■ Aim
Retype the lines beneath this one, from the first through the line containing "from matplotlib.lines import Line2D". Pictures are left out.

════════

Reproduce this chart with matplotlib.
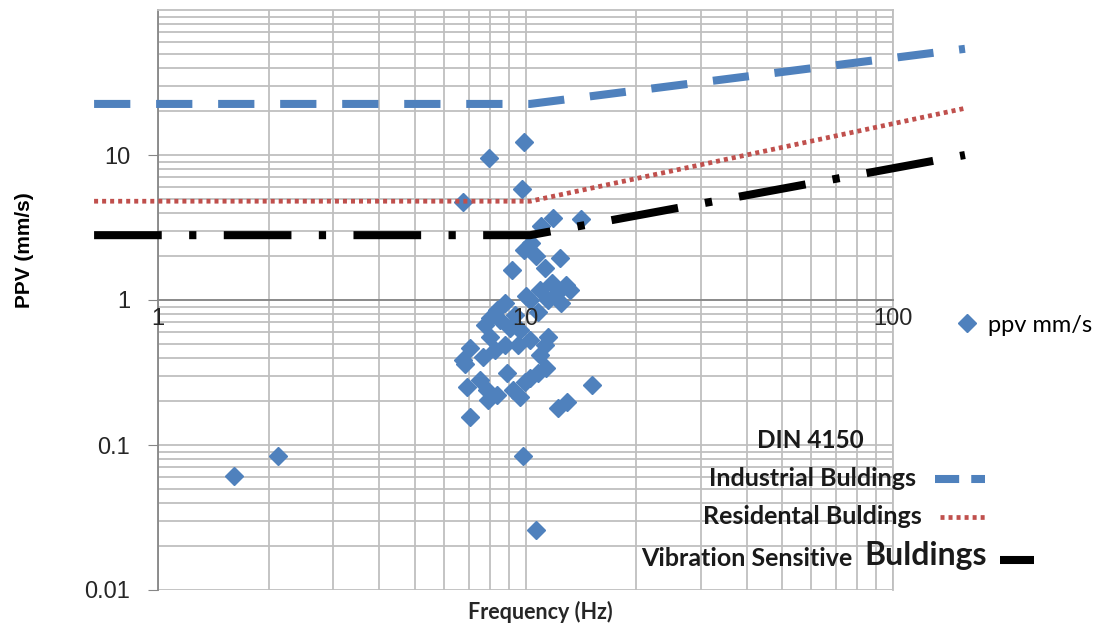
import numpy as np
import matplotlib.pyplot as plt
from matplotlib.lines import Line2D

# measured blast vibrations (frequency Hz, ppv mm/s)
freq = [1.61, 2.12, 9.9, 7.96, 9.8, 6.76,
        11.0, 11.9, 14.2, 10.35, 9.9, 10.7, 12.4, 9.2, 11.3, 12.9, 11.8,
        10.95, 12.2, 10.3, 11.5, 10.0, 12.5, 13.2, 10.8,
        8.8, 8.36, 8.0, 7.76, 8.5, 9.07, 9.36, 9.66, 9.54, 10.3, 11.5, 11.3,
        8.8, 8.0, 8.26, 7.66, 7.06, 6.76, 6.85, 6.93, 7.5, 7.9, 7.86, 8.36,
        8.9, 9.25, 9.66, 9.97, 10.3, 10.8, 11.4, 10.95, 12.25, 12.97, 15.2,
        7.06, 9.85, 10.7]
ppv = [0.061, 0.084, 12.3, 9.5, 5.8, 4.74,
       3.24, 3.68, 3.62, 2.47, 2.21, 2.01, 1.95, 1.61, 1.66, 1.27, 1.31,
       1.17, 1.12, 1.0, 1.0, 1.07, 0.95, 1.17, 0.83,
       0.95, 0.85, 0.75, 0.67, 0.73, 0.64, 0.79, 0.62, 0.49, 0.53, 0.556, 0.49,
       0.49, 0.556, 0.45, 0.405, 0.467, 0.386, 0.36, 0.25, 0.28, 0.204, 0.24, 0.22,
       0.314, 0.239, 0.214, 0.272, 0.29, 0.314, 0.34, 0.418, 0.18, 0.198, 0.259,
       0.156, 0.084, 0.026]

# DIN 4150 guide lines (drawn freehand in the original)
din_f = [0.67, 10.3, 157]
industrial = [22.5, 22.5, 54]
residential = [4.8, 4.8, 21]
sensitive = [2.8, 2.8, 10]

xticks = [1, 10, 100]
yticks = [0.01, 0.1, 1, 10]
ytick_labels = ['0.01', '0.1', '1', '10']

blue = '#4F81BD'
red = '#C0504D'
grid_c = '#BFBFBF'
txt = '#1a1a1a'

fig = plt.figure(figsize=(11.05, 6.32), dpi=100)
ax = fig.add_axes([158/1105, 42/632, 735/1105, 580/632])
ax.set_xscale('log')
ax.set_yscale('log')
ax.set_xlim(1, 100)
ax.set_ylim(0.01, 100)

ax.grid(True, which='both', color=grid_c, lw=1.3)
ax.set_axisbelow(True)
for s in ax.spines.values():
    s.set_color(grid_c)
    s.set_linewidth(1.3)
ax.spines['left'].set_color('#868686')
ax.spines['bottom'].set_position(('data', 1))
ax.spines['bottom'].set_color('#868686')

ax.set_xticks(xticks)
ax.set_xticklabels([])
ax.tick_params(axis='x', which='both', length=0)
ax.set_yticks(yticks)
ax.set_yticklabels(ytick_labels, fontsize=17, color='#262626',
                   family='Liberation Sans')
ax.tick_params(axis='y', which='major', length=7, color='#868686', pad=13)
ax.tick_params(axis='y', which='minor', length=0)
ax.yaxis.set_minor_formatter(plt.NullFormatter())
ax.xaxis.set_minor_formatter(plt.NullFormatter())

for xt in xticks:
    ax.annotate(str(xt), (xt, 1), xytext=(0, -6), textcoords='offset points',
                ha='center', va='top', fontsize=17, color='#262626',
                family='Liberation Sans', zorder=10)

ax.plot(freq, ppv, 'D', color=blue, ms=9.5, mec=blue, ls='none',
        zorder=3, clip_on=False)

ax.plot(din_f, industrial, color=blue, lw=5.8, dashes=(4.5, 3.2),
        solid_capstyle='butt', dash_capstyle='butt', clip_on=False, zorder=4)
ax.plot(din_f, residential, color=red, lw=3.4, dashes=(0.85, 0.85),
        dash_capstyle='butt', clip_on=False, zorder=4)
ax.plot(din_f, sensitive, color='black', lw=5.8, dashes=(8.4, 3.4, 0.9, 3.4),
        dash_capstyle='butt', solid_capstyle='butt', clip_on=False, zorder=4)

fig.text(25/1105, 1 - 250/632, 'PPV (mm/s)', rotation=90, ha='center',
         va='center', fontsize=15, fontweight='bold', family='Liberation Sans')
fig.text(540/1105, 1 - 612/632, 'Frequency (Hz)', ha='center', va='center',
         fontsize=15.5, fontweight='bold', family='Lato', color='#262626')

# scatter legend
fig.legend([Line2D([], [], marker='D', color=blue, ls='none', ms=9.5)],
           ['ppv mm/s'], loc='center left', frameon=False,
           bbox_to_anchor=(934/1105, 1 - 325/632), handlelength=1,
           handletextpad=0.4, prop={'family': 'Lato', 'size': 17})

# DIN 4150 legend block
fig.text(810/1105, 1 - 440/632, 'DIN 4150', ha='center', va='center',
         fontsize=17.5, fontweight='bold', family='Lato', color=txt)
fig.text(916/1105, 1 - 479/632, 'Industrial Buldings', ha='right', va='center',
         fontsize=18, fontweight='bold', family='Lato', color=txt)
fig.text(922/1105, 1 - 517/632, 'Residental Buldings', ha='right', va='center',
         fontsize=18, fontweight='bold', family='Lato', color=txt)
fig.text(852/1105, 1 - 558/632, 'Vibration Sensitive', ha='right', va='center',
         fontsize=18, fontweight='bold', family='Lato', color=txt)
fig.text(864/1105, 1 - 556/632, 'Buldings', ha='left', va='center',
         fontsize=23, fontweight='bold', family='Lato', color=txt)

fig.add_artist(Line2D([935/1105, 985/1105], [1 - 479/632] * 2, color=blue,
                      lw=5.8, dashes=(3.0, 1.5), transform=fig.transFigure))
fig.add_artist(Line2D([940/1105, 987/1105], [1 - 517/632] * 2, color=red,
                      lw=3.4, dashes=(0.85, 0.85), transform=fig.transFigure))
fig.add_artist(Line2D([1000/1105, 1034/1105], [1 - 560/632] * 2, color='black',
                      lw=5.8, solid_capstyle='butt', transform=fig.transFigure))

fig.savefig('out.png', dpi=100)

════════

■ Exercise result
Reproduce this chart with matplotlib.
import numpy as np
import matplotlib.pyplot as plt
from matplotlib.lines import Line2D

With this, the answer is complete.